Former Al Qaeda Spy: Charlie Hebdo Gunmen Likely ‘Sleeper Cell’

Morten Storm says he spied on AQAP same time gunman was trained in Yemen.

ByABC News
January 9, 2015, 12:21 PM

— -- A former Western spy who purportedly infiltrated al Qaeda said today that two men responsible for a massacre at a French satirical magazine Wednesday were likely part of an al Qaeda “sleeper cell” that may have been planning the attack for years under the nose of French intelligence.

“It was a very smart and organized attack on free speech and the Western world. What I can say from my experience or from my knowledge is that these people here have managed to deceive French intelligence to believe that, while they were once extremists, they no longer were,” said Morten Storm, a Danish national who was close to al Qaeda in the early 2000s before flipping to spy on the terrorist organization for Danish, British and American intelligence. “So they managed to get under the radar and… they finally woke up again, like a sleeper cell, and [committed] this atrocity.”

Storm, who chronicled his double life in the book “Agent Storm,” says he spied on al Qaeda’s Yemen affiliate AQAP for years ending in 2012, including the during the time period that U.S. officials say at least one of the Paris gunmen traveled to Yemen to receive terror training.

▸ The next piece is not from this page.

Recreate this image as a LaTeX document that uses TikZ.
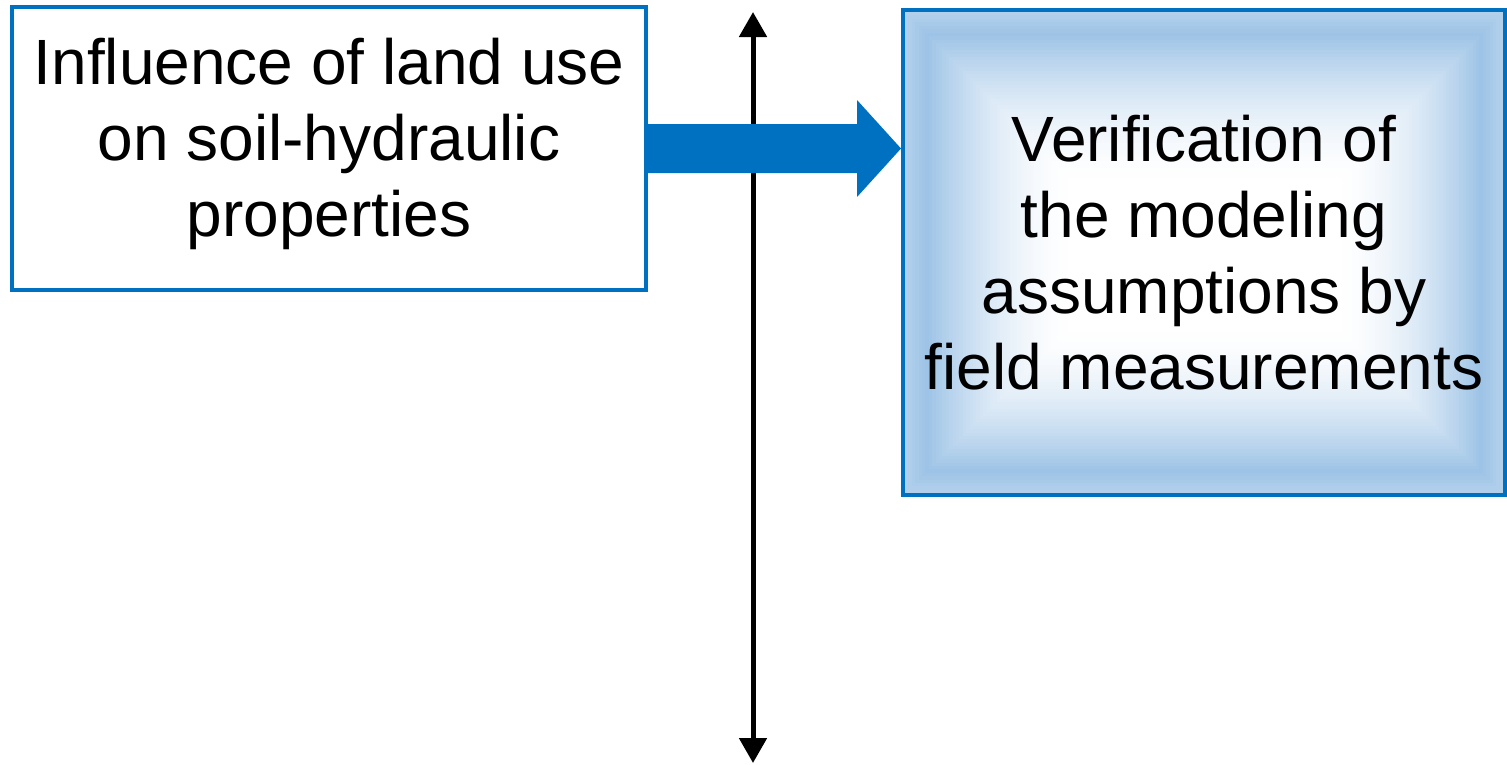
\documentclass[tikz,border=0pt]{standalone}
\usepackage{fontspec}
\setmainfont{Liberation Sans}
\usetikzlibrary{arrows.meta,calc}
\definecolor{boxblue}{RGB}{0,112,192}
\definecolor{lightb}{RGB}{157,195,230}
\begin{document}
\begin{tikzpicture}[x=1pt,y=-1pt,
  boxstyle/.style={draw=boxblue,line width=4pt,align=center,inner sep=0pt,
    font=\fontsize{64}{76}\selectfont},
  textstyle/.style={align=center,inner sep=0pt,font=\fontsize{64}{76}\selectfont},
  axisline/.style={line width=5pt,{Triangle[length=25pt,width=27pt]}-{Triangle[length=25pt,width=27pt]}}]
\useasboundingbox (0,0) rectangle (1507,764);
% gradient fill of right box
\foreach \i in {0,...,50}{
  \pgfmathsetmacro{\t}{\i/50}
  \pgfmathsetmacro{\p}{\t<0.12 ? 78+22*\t/0.12 : 100*((1-\t)/0.88)^1.8}
  \pgfmathsetmacro{\xa}{905+\t*(1075-905)}
  \pgfmathsetmacro{\xb}{1503-\t*(1503-1335)}
  \pgfmathsetmacro{\ya}{12+\t*(185-12)}
  \pgfmathsetmacro{\yb}{493-\t*(493-325)}
  \fill[lightb!\p!white] (\xa,\ya) rectangle (\xb,\yb);
}
\node[draw=boxblue,line width=4pt,minimum width=634pt,minimum height=283pt] (L) at (329,148.5) {};
\node[textstyle] (Lt) at ($(L.center)+(0,-5)$)
  {Influence of land use\\on soil-hydraulic\\properties};
\node[boxstyle,minimum width=602pt,minimum height=485pt] (R) at (1204,252.5)
  {Verification of\\the modeling\\assumptions by\\field measurements};
\coordinate (top) at (753,12);
\coordinate (bot) at (753,763);
\draw[axisline] (bot) -- (top);
\fill[boxblue] ($(L.east)+(0,-24.5)$) -- ($(L.east)+(209,-24.5)$) -- ($(L.east)+(209,-48.5)$)
  -- (R.west |- L.east) -- ($(L.east)+(209,48.5)$) -- ($(L.east)+(209,24.5)$)
  -- ($(L.east)+(0,24.5)$) -- cycle;
\end{tikzpicture}
\end{document}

Storm told ABC News he didn’t recognize the names of the suspects – brothers Said and Cherif Kouachi – but he recognized the training and the type of operatives al Qaeda would try to recruit.

“There were Europeans who traveled to Yemen in order to receive this training,” Storm said. “[High-ranking American AQAP figure] Anwar al-Awlaki asked me for years to supply AQAP with Europeans, 'western brothers,' meaning Western Europeans, and some of them should have clean passports so they could travel back and forth, to receive training and go back to the West and carry out these atrocities.”

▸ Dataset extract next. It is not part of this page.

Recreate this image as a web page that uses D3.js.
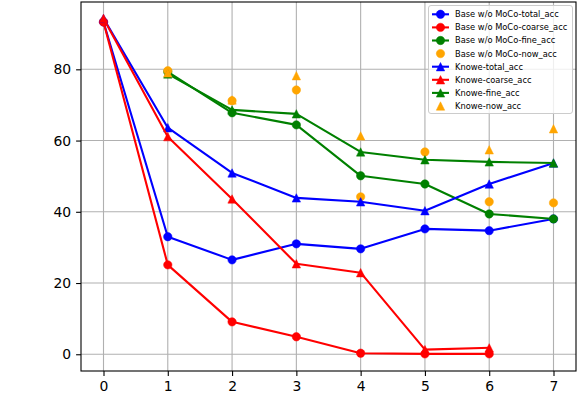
<!DOCTYPE html>
<html><head><meta charset="utf-8">
<script src="https://cdn.jsdelivr.net/npm/d3@7"></script>
<style>body{margin:0;background:#fff}svg{display:block}text{font-family:"DejaVu Sans",sans-serif}</style>
</head><body><svg id="c" width="578" height="394"></svg>
<script>
const epochs = [0,1,2,3,4,5,6,7];
const yTicks = [0,20,40,60,80];
const baseTotal  = [93.3,33.0,26.5,31.0,29.6,35.2,34.7,38.0];
const baseCoarse = [93.3,25.1,9.1,4.9,0.3,0.1,0.1,null];
const baseFine   = [null,79.3,67.8,64.4,50.1,47.8,39.4,38.0];
const baseNow    = [null,79.6,71.2,74.2,44.2,56.8,42.8,42.5];
const knoweTotal  = [94.3,63.6,50.9,43.9,42.8,40.3,47.8,53.7];
const knoweCoarse = [94.3,61.1,43.6,25.4,22.9,1.3,1.8,null];
const knoweFine   = [null,78.7,68.6,67.5,56.8,54.6,54.0,53.7];
const knoweNow    = [null,79.0,71.4,78.2,61.3,null,57.4,63.3];

const series = [
  {name:"Base w/o MoCo-total_acc", vals:baseTotal, color:"#0000ff", marker:"o", line:true},
  {name:"Base w/o MoCo-coarse_acc", vals:baseCoarse, color:"#ff0000", marker:"o", line:true},
  {name:"Base w/o MoCo-fine_acc", vals:baseFine, color:"#008000", marker:"o", line:true},
  {name:"Base w/o MoCo-now_acc", vals:baseNow, color:"#ffa500", marker:"o", line:false},
  {name:"Knowe-total_acc", vals:knoweTotal, color:"#0000ff", marker:"^", line:true},
  {name:"Knowe-coarse_acc", vals:knoweCoarse, color:"#ff0000", marker:"^", line:true},
  {name:"Knowe-fine_acc", vals:knoweFine, color:"#008000", marker:"^", line:true},
  {name:"Knowe-now_acc", vals:knoweNow, color:"#ffa500", marker:"^", line:false}
];

const L=81, R=576, T=2, B=371;
const svg=d3.select("#c");
const x=d3.scaleLinear().domain([-0.35,7.35]).range([L,R]);
const y=d3.scaleLinear().domain([-4.7,98.9]).range([B,T]);

const g=svg.append("g");
g.selectAll(".gx").data(epochs).join("line").attr("x1",d=>x(d)).attr("x2",d=>x(d)).attr("y1",T).attr("y2",B).attr("stroke","#b0b0b0").attr("stroke-width",1.1);
g.selectAll(".gy").data(yTicks).join("line").attr("y1",d=>y(d)).attr("y2",d=>y(d)).attr("x1",L).attr("x2",R).attr("stroke","#b0b0b0").attr("stroke-width",1.1);

const xa=svg.append("g").attr("transform",`translate(0,${B})`).call(d3.axisBottom(x).tickValues(epochs).tickFormat(d3.format("d")).tickSize(4.9).tickPadding(4.9));
const ya=svg.append("g").attr("transform",`translate(${L},0)`).call(d3.axisLeft(y).tickValues(yTicks).tickSize(4.9).tickPadding(4.9));
[xa,ya].forEach(a=>{a.select(".domain").remove();a.selectAll("text").attr("font-size",13.9).attr("font-family","DejaVu Sans").attr("fill","#000");a.selectAll("line").attr("stroke","#000").attr("stroke-width",1.1);});

const plot=svg.append("g");
const r=4.2;
const tri=(cx,cy,s)=>`M${cx},${cy-s}L${cx-s},${cy+s}L${cx+s},${cy+s}Z`;
function drawMarker(sel,m,cx,cy,color,s){
  if(m==="o") sel.append("circle").attr("cx",cx).attr("cy",cy).attr("r",s).attr("fill",color).attr("stroke",color).attr("stroke-width",0.5);
  else sel.append("path").attr("d",tri(cx,cy,s)).attr("fill",color).attr("stroke",color).attr("stroke-width",0.5);
}
series.forEach(s=>{
  const pts=epochs.map((e,i)=>[e,s.vals[i]]);
  if(s.line){
    plot.append("path").datum(pts).attr("d",d3.line().defined(d=>d[1]!=null).x(d=>x(d[0])).y(d=>y(d[1])))
      .attr("fill","none").attr("stroke",s.color).attr("stroke-width",2.1).attr("stroke-linejoin","round").attr("stroke-linecap","square");
  }
  pts.filter(d=>d[1]!=null).forEach(d=>drawMarker(plot,s.marker,x(d[0]),y(d[1]),s.color,r));
});

svg.append("rect").attr("x",L).attr("y",T).attr("width",R-L).attr("height",B-T).attr("fill","none").attr("stroke","#000").attr("stroke-width",1.1);

const lg=svg.append("g");
lg.append("rect").attr("x",428.5).attr("y",5.5).attr("width",144).attr("height",108).attr("rx",2.5).attr("fill","#fff").attr("fill-opacity",0.8).attr("stroke","#cccccc").attr("stroke-width",1);
series.forEach((s,i)=>{
  const cy=14.3+i*13.1;
  if(s.line) lg.append("line").attr("x1",432).attr("x2",449).attr("y1",cy).attr("y2",cy).attr("stroke",s.color).attr("stroke-width",2.1);
  drawMarker(lg,s.marker,440.5,cy,s.color,r);
  lg.append("text").attr("x",455).attr("y",cy).attr("dy","0.35em").attr("font-size",8.3).attr("fill","#000").text(s.name);
});
</script></body></html>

Terror training camps in Yemen, Storm said, were run by al Qaeda members from all over the world with extensive military experience from their home countries.

PHOTO: A police car riddled with bullets during an attack on the offices of the newspaper Charlie Hebdo in Paris, Jan. 7, 2015.
A police car riddled with bullets during an attack on the offices of the newspaper Charlie Hebdo in Paris, Jan. 7, 2015.

Both Kouachi brothers were killed today in a French special operations raid, two days after authorities say they killed 12 people, including two policemen, in a coordinated, daytime attack on the French satirical magazine Charlie Hebdo.

Late Thursday U.S. officials said that 34-year-old Said Kouachi had traveled to Yemen in 2011 and received training from AQAP. Prior to that, Cherif, 32, was arrested in France in 2005 on terror charges and served at least 18 months in prison.

Charlie Hebdo had been on al Qaeda’s hit list for years, ever since they printed cartoons of the Prophet Mohammed, which is forbidden in Islam. That act, Storm said, led to nothing less than a “declaration of war” from AQAP.

Several counter-terrorism experts told ABC News shortly after Wednesday’s attack that it appeared to have been very well planned and deliberately executed by trained militants. One eye-witness video showed the two gunmen engaging a policeman, wounding him and then calmly executing him as they move through a Parisian street.

“I don’t think you can act like the way I’m seeing them act… and be on your first rodeo,” a former member of Army special operations told ABC News.

PHOTO: Morten Storm, the Dane who claims he works as undercover agent among radical Muslims poses for a photo in Copenhagen, Jan. 10, 2013.
Morten Storm, the Dane who claims he works as undercover agent among radical Muslims poses for a photo in Copenhagen, Jan. 10, 2013.

A day after the Charlie Hebdo attack, a French policeman was murdered by another gunman in what top French officials called another act of “terror.” Today, both that attacker and Kouachi brothers took hostages in separate locations as they were cornered by police.

Both hostage situations ended violently as French authorities launched simultaneous rescue operations, killing the Kourachi brothers and the other gunman, according to French officials.

The incidents indicated the Kouachi brothers may have been part of a bigger network in Paris, according to former White House counter-terrorism advisor and ABC News consultant Richard Clarke.

“This is clearly a cell, a sleeper cell, and we don’t know how big it is,” Clarke said.